# What is needed
Print, word for word, the opening line of the data below and every line after it through the line that contains "const ink = '#111';", but not the pictures.
"""
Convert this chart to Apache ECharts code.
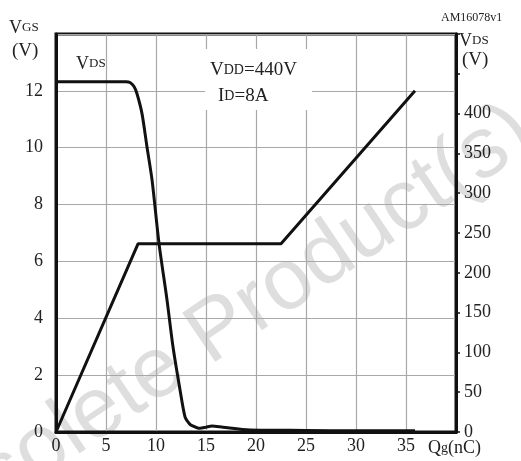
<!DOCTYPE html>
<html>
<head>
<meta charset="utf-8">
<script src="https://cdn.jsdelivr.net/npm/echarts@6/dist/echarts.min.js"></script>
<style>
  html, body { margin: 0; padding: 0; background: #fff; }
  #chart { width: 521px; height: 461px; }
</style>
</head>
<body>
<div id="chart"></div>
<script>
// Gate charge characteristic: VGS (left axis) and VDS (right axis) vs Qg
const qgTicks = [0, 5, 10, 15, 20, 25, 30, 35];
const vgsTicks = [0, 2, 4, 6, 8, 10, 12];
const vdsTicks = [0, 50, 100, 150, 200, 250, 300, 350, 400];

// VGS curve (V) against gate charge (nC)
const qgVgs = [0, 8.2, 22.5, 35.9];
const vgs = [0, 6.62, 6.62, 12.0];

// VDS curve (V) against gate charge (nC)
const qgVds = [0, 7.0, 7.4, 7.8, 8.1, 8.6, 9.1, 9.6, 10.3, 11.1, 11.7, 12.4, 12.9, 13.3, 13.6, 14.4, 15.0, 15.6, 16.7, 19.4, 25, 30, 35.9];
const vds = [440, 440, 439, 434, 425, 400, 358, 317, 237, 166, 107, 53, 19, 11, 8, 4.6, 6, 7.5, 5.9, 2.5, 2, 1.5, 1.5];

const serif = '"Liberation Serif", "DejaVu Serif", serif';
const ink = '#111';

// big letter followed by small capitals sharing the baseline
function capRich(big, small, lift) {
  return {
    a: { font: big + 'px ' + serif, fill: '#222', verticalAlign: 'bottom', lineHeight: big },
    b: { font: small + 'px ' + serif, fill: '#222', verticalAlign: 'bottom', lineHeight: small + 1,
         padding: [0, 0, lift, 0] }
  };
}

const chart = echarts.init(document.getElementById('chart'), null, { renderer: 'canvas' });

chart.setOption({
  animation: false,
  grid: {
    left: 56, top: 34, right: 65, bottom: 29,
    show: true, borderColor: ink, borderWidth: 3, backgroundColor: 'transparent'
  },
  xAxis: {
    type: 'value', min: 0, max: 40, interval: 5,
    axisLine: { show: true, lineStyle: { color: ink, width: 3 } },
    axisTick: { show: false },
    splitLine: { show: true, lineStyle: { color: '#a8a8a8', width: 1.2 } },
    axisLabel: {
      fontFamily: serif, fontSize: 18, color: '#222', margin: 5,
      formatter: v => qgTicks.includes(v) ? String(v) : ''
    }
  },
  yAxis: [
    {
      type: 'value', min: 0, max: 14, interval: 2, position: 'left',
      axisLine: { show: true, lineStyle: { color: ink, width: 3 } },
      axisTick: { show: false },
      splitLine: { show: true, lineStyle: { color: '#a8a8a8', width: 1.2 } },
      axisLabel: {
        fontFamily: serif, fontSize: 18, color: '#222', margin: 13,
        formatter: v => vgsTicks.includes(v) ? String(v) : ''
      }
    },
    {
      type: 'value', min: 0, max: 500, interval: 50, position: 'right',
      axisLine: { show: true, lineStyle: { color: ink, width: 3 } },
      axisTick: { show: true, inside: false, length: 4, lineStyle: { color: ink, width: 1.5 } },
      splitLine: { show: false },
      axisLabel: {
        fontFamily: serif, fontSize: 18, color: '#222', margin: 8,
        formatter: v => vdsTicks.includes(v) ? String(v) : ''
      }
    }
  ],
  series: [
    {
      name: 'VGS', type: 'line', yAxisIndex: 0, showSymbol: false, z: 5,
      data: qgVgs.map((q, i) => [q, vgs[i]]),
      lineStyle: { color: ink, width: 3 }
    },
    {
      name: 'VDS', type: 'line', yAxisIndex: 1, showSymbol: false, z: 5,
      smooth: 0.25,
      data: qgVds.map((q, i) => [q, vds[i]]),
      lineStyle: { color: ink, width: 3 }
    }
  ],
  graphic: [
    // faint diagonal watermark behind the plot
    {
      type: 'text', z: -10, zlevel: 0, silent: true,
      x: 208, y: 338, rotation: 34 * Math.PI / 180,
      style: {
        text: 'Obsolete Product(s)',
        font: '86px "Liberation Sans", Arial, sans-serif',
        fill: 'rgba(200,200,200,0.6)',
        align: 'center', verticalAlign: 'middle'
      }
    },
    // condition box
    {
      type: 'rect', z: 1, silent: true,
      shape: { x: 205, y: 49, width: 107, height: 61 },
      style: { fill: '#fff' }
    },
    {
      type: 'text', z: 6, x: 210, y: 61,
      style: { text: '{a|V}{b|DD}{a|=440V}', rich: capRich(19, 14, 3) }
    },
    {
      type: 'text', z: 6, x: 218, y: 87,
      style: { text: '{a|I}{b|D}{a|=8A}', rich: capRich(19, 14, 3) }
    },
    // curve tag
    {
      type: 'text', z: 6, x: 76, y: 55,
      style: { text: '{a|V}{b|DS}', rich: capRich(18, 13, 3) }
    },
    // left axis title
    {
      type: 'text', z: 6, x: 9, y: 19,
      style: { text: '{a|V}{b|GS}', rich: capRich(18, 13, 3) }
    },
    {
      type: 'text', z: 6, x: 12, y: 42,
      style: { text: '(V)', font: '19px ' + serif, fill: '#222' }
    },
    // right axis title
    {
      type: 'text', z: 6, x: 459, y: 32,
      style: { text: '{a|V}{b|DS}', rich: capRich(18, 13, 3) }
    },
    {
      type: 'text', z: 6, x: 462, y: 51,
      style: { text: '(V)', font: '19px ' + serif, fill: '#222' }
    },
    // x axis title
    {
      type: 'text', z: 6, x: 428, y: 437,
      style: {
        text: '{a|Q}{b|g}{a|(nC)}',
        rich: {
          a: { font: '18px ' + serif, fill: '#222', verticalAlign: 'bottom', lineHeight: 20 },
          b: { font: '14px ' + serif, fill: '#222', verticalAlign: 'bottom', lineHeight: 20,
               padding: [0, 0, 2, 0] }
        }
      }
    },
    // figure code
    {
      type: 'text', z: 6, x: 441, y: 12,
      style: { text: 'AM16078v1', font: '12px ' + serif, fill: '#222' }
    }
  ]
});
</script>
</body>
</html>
"""
# Answer for this exercise
Convert this chart to Apache ECharts code.
<!DOCTYPE html>
<html>
<head>
<meta charset="utf-8">
<script src="https://cdn.jsdelivr.net/npm/echarts@6/dist/echarts.min.js"></script>
<style>
  html, body { margin: 0; padding: 0; background: #fff; }
  #chart { width: 521px; height: 461px; }
</style>
</head>
<body>
<div id="chart"></div>
<script>
// Gate charge characteristic: VGS (left axis) and VDS (right axis) vs Qg
const qgTicks = [0, 5, 10, 15, 20, 25, 30, 35];
const vgsTicks = [0, 2, 4, 6, 8, 10, 12];
const vdsTicks = [0, 50, 100, 150, 200, 250, 300, 350, 400];

// VGS curve (V) against gate charge (nC)
const qgVgs = [0, 8.2, 22.5, 35.9];
const vgs = [0, 6.62, 6.62, 12.0];

// VDS curve (V) against gate charge (nC)
const qgVds = [0, 7.0, 7.4, 7.8, 8.1, 8.6, 9.1, 9.6, 10.3, 11.1, 11.7, 12.4, 12.9, 13.3, 13.6, 14.4, 15.0, 15.6, 16.7, 19.4, 25, 30, 35.9];
const vds = [440, 440, 439, 434, 425, 400, 358, 317, 237, 166, 107, 53, 19, 11, 8, 4.6, 6, 7.5, 5.9, 2.5, 2, 1.5, 1.5];

const serif = '"Liberation Serif", "DejaVu Serif", serif';
const ink = '#111';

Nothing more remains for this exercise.